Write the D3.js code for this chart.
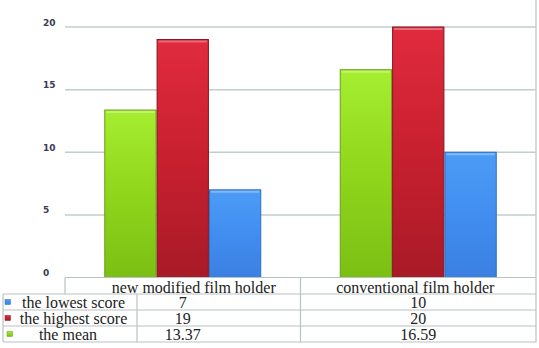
<!DOCTYPE html>
<html>
<head>
<meta charset="utf-8">
<script src="https://cdn.jsdelivr.net/npm/d3@7"></script>
<style>
body { margin: 0; background: #fff; }
svg { display: block; }
.tbl { font-family: "Liberation Serif", "Times New Roman", serif; font-size: 16px; fill: #222; }
.ylab { font-family: "DejaVu Sans", sans-serif; font-size: 9px; font-weight: bold; fill: #3b3b55; }
</style>
</head>
<body>
<script>
// chart values
var categories = ["new modified film holder", "conventional film holder"];
var barSeries = ["the mean", "the highest score", "the lowest score"];
var tableRows = ["the lowest score", "the highest score", "the mean"];
var lowest = [7, 10];
var highest = [19, 20];
var mean = [13.37, 16.59];
var meanLabels = ["13.37", "16.59"];
var yTicks = [0, 5, 10, 15, 20];

var values = {"the lowest score": lowest, "the highest score": highest, "the mean": mean};
var labels = {"the lowest score": lowest.map(String), "the highest score": highest.map(String), "the mean": meanLabels};

var width = 539, height = 348;
var svg = d3.select("body").append("svg").attr("width", width).attr("height", height);

var left = 65, right = 536, top0 = 27, base = 277.5;

var defs = svg.append("defs");
var grads = {
	"the mean": ["#a6ee30", "#8fd61c", "#7cbf14"],
	"the highest score": ["#e02b3e", "#c8202f", "#a81a27"],
	"the lowest score": ["#4b9cf6", "#418ef0", "#3a80e2"]
};
var strokes = {"the mean": "#6e9e1a", "the highest score": "#8a1520", "the lowest score": "#2e6cc0"};
var keys = {"the mean": "g0", "the highest score": "g1", "the lowest score": "g2"};
barSeries.forEach(function(s) {
	var lg = defs.append("linearGradient").attr("id", keys[s]).attr("x1", 0).attr("y1", 0).attr("x2", 0).attr("y2", 1);
	lg.append("stop").attr("offset", "0%").attr("stop-color", grads[s][0]);
	lg.append("stop").attr("offset", "50%").attr("stop-color", grads[s][1]);
	lg.append("stop").attr("offset", "100%").attr("stop-color", grads[s][2]);
});

var x0 = d3.scaleBand().domain(categories).range([left, right]);
// gap width 150% -> bars take 3/4.5 of the band
var inner = x0.bandwidth() * 3 / 4.5;
var x1 = d3.scaleBand().domain(barSeries).range([0, inner]);
var y = d3.scaleLinear().domain([0, 20]).range([base, top0]);

// gridlines
svg.append("g").selectAll("line")
.data(yTicks.filter(function(d) { return d > 0; }))
.enter().append("line")
.attr("x1", left).attr("x2", right)
.attr("y1", function(d) { return y(d); }).attr("y2", function(d) { return y(d); })
.attr("stroke", "#c2cecd").attr("stroke-width", 1.5);

// right border of plot
svg.append("line").attr("x1", right).attr("x2", right).attr("y1", 0).attr("y2", base)
.attr("stroke", "#c2cecd").attr("stroke-width", 1.5);

// y labels
svg.append("g").selectAll("text")
.data(yTicks)
.enter().append("text")
.attr("class", "ylab")
.attr("x", 43)
.attr("y", function(d) { return y(d) - 1.5; })
.text(function(d) { return d; });

// bars
var grp = svg.append("g").selectAll("g")
.data(categories)
.enter().append("g")
.attr("transform", function(d) { return "translate(" + (x0(d) + (x0.bandwidth() - inner) / 2) + ",0)"; });

grp.selectAll("rect")
.data(function(c, i) { return barSeries.map(function(s) { return {s: s, v: values[s][i]}; }); })
.enter().append("rect")
.attr("x", function(d) { return x1(d.s) + 0.5; })
.attr("width", x1.bandwidth() - 1)
.attr("y", function(d) { return y(d.v); })
.attr("height", function(d) { return base - y(d.v); })
.attr("fill", function(d) { return "url(#" + keys[d.s] + ")"; })
.attr("stroke", function(d) { return strokes[d.s]; })
.attr("stroke-width", 1);

// light bevel at top of bars
grp.selectAll("line.bevel")
.data(function(c, i) { return barSeries.map(function(s) { return {s: s, v: values[s][i]}; }); })
.enter().append("line")
.attr("class", "bevel")
.attr("x1", function(d) { return x1(d.s) + 2; })
.attr("x2", function(d) { return x1(d.s) + x1.bandwidth() - 2; })
.attr("y1", function(d) { return y(d.v) + 2; })
.attr("y2", function(d) { return y(d.v) + 2; })
.attr("stroke", "#ffffff").attr("stroke-opacity", 0.3).attr("stroke-width", 2);

// data table
var tcol = "#b7c3c2";
var rowTop = 294, rowH = 16, legLeft = 3, legRight = 137, mid = x0(categories[1]);
var t = svg.append("g");
function hline(x1_, x2_, yy) {
	t.append("line").attr("x1", x1_).attr("x2", x2_).attr("y1", yy).attr("y2", yy).attr("stroke", tcol).attr("stroke-width", 1.2);
}
function vline(xx, y1_, y2_) {
	t.append("line").attr("x1", xx).attr("x2", xx).attr("y1", y1_).attr("y2", y2_).attr("stroke", tcol).attr("stroke-width", 1.2);
}
hline(left, right, base);
tableRows.forEach(function(r, i) { hline(legLeft, right, rowTop + i * rowH); });
hline(legLeft, right, rowTop + tableRows.length * rowH);
vline(left, base, rowTop);
vline(mid, base, rowTop + tableRows.length * rowH);
vline(right, base, rowTop + tableRows.length * rowH);
vline(legLeft, rowTop, rowTop + tableRows.length * rowH);
vline(legRight, rowTop, rowTop + tableRows.length * rowH);

// category headers (first one sits a little right of its column centre)
t.selectAll("text.cat")
.data(categories)
.enter().append("text")
.attr("class", "tbl")
.attr("x", function(d, i) { return x0(d) + x0.bandwidth() / 2 + (i === 0 ? 11 : -3); })
.attr("y", 292.5)
.attr("text-anchor", "middle")
.text(function(d) { return d; });

// legend rows
var rows = t.selectAll("g.row")
.data(tableRows)
.enter().append("g")
.attr("transform", function(d, i) { return "translate(0," + (rowTop + i * rowH) + ")"; });

rows.append("rect")
.attr("x", function(d) { return d === "the mean" ? 7 : 5; })
.attr("y", 5.5)
.attr("width", 5.5).attr("height", 5)
.attr("fill", function(d) { return "url(#" + keys[d] + ")"; })
.attr("stroke", function(d) { return strokes[d]; })
.attr("stroke-width", 0.5);

rows.append("text")
.attr("class", "tbl")
.attr("x", function(d) { return d === "the mean" ? 68 : 73.5; })
.attr("y", 14)
.attr("text-anchor", "middle")
.text(function(d) { return d; });

rows.selectAll("text.val")
.data(function(r) { return categories.map(function(c, i) { return {c: c, t: labels[r][i]}; }); })
.enter().append("text")
.attr("class", "tbl")
.attr("x", function(d) { return x0(d.c) + x0.bandwidth() / 2; })
.attr("y", 14)
.attr("text-anchor", "middle")
.text(function(d) { return d.t; });
</script>
</body>
</html>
------------------------
Set problem — Reproduce the full material exactly, excluding the pictures.

Exercise output —
Write the D3.js code for this chart.
<!DOCTYPE html>
<html>
<head>
<meta charset="utf-8">
<script src="https://cdn.jsdelivr.net/npm/d3@7"></script>
<style>
body { margin: 0; background: #fff; }
svg { display: block; }
.tbl { font-family: "Liberation Serif", "Times New Roman", serif; font-size: 16px; fill: #222; }
.ylab { font-family: "DejaVu Sans", sans-serif; font-size: 9px; font-weight: bold; fill: #3b3b55; }
</style>
</head>
<body>
<script>
// chart values
var categories = ["new modified film holder", "conventional film holder"];
var barSeries = ["the mean", "the highest score", "the lowest score"];
var tableRows = ["the lowest score", "the highest score", "the mean"];
var lowest = [7, 10];
var highest = [19, 20];
var mean = [13.37, 16.59];
var meanLabels = ["13.37", "16.59"];
var yTicks = [0, 5, 10, 15, 20];

var values = {"the lowest score": lowest, "the highest score": highest, "the mean": mean};
var labels = {"the lowest score": lowest.map(String), "the highest score": highest.map(String), "the mean": meanLabels};

var width = 539, height = 348;
var svg = d3.select("body").append("svg").attr("width", width).attr("height", height);

var left = 65, right = 536, top0 = 27, base = 277.5;

var defs = svg.append("defs");
var grads = {
	"the mean": ["#a6ee30", "#8fd61c", "#7cbf14"],
	"the highest score": ["#e02b3e", "#c8202f", "#a81a27"],
	"the lowest score": ["#4b9cf6", "#418ef0", "#3a80e2"]
};
var strokes = {"the mean": "#6e9e1a", "the highest score": "#8a1520", "the lowest score": "#2e6cc0"};
var keys = {"the mean": "g0", "the highest score": "g1", "the lowest score": "g2"};
barSeries.forEach(function(s) {
	var lg = defs.append("linearGradient").attr("id", keys[s]).attr("x1", 0).attr("y1", 0).attr("x2", 0).attr("y2", 1);
	lg.append("stop").attr("offset", "0%").attr("stop-color", grads[s][0]);
	lg.append("stop").attr("offset", "50%").attr("stop-color", grads[s][1]);
	lg.append("stop").attr("offset", "100%").attr("stop-color", grads[s][2]);
});

var x0 = d3.scaleBand().domain(categories).range([left, right]);
// gap width 150% -> bars take 3/4.5 of the band
var inner = x0.bandwidth() * 3 / 4.5;
var x1 = d3.scaleBand().domain(barSeries).range([0, inner]);
var y = d3.scaleLinear().domain([0, 20]).range([base, top0]);

// gridlines
svg.append("g").selectAll("line")
.data(yTicks.filter(function(d) { return d > 0; }))
.enter().append("line")
.attr("x1", left).attr("x2", right)
.attr("y1", function(d) { return y(d); }).attr("y2", function(d) { return y(d); })
.attr("stroke", "#c2cecd").attr("stroke-width", 1.5);

// right border of plot
svg.append("line").attr("x1", right).attr("x2", right).attr("y1", 0).attr("y2", base)
.attr("stroke", "#c2cecd").attr("stroke-width", 1.5);

// y labels
svg.append("g").selectAll("text")
.data(yTicks)
.enter().append("text")
.attr("class", "ylab")
.attr("x", 43)
.attr("y", function(d) { return y(d) - 1.5; })
.text(function(d) { return d; });

// bars
var grp = svg.append("g").selectAll("g")
.data(categories)
.enter().append("g")
.attr("transform", function(d) { return "translate(" + (x0(d) + (x0.bandwidth() - inner) / 2) + ",0)"; });

grp.selectAll("rect")
.data(function(c, i) { return barSeries.map(function(s) { return {s: s, v: values[s][i]}; }); })
.enter().append("rect")
.attr("x", function(d) { return x1(d.s) + 0.5; })
.attr("width", x1.bandwidth() - 1)
.attr("y", function(d) { return y(d.v); })
.attr("height", function(d) { return base - y(d.v); })
.attr("fill", function(d) { return "url(#" + keys[d.s] + ")"; })
.attr("stroke", function(d) { return strokes[d.s]; })
.attr("stroke-width", 1);

// light bevel at top of bars
grp.selectAll("line.bevel")
.data(function(c, i) { return barSeries.map(function(s) { return {s: s, v: values[s][i]}; }); })
.enter().append("line")
.attr("class", "bevel")
.attr("x1", function(d) { return x1(d.s) + 2; })
.attr("x2", function(d) { return x1(d.s) + x1.bandwidth() - 2; })
.attr("y1", function(d) { return y(d.v) + 2; })
.attr("y2", function(d) { return y(d.v) + 2; })
.attr("stroke", "#ffffff").attr("stroke-opacity", 0.3).attr("stroke-width", 2);

// data table
var tcol = "#b7c3c2";
var rowTop = 294, rowH = 16, legLeft = 3, legRight = 137, mid = x0(categories[1]);
var t = svg.append("g");
function hline(x1_, x2_, yy) {
	t.append("line").attr("x1", x1_).attr("x2", x2_).attr("y1", yy).attr("y2", yy).attr("stroke", tcol).attr("stroke-width", 1.2);
}
function vline(xx, y1_, y2_) {
	t.append("line").attr("x1", xx).attr("x2", xx).attr("y1", y1_).attr("y2", y2_).attr("stroke", tcol).attr("stroke-width", 1.2);
}
hline(left, right, base);
tableRows.forEach(function(r, i) { hline(legLeft, right, rowTop + i * rowH); });
hline(legLeft, right, rowTop + tableRows.length * rowH);
vline(left, base, rowTop);
vline(mid, base, rowTop + tableRows.length * rowH);
vline(right, base, rowTop + tableRows.length * rowH);
vline(legLeft, rowTop, rowTop + tableRows.length * rowH);
vline(legRight, rowTop, rowTop + tableRows.length * rowH);

// category headers (first one sits a little right of its column centre)
t.selectAll("text.cat")
.data(categories)
.enter().append("text")
.attr("class", "tbl")
.attr("x", function(d, i) { return x0(d) + x0.bandwidth() / 2 + (i === 0 ? 11 : -3); })
.attr("y", 292.5)
.attr("text-anchor", "middle")
.text(function(d) { return d; });

// legend rows
var rows = t.selectAll("g.row")
.data(tableRows)
.enter().append("g")
.attr("transform", function(d, i) { return "translate(0," + (rowTop + i * rowH) + ")"; });

rows.append("rect")
.attr("x", function(d) { return d === "the mean" ? 7 : 5; })
.attr("y", 5.5)
.attr("width", 5.5).attr("height", 5)
.attr("fill", function(d) { return "url(#" + keys[d] + ")"; })
.attr("stroke", function(d) { return strokes[d]; })
.attr("stroke-width", 0.5);

rows.append("text")
.attr("class", "tbl")
.attr("x", function(d) { return d === "the mean" ? 68 : 73.5; })
.attr("y", 14)
.attr("text-anchor", "middle")
.text(function(d) { return d; });

rows.selectAll("text.val")
.data(function(r) { return categories.map(function(c, i) { return {c: c, t: labels[r][i]}; }); })
.enter().append("text")
.attr("class", "tbl")
.attr("x", function(d) { return x0(d.c) + x0.bandwidth() / 2; })
.attr("y", 14)
.attr("text-anchor", "middle")
.text(function(d) { return d.t; });
</script>
</body>
</html>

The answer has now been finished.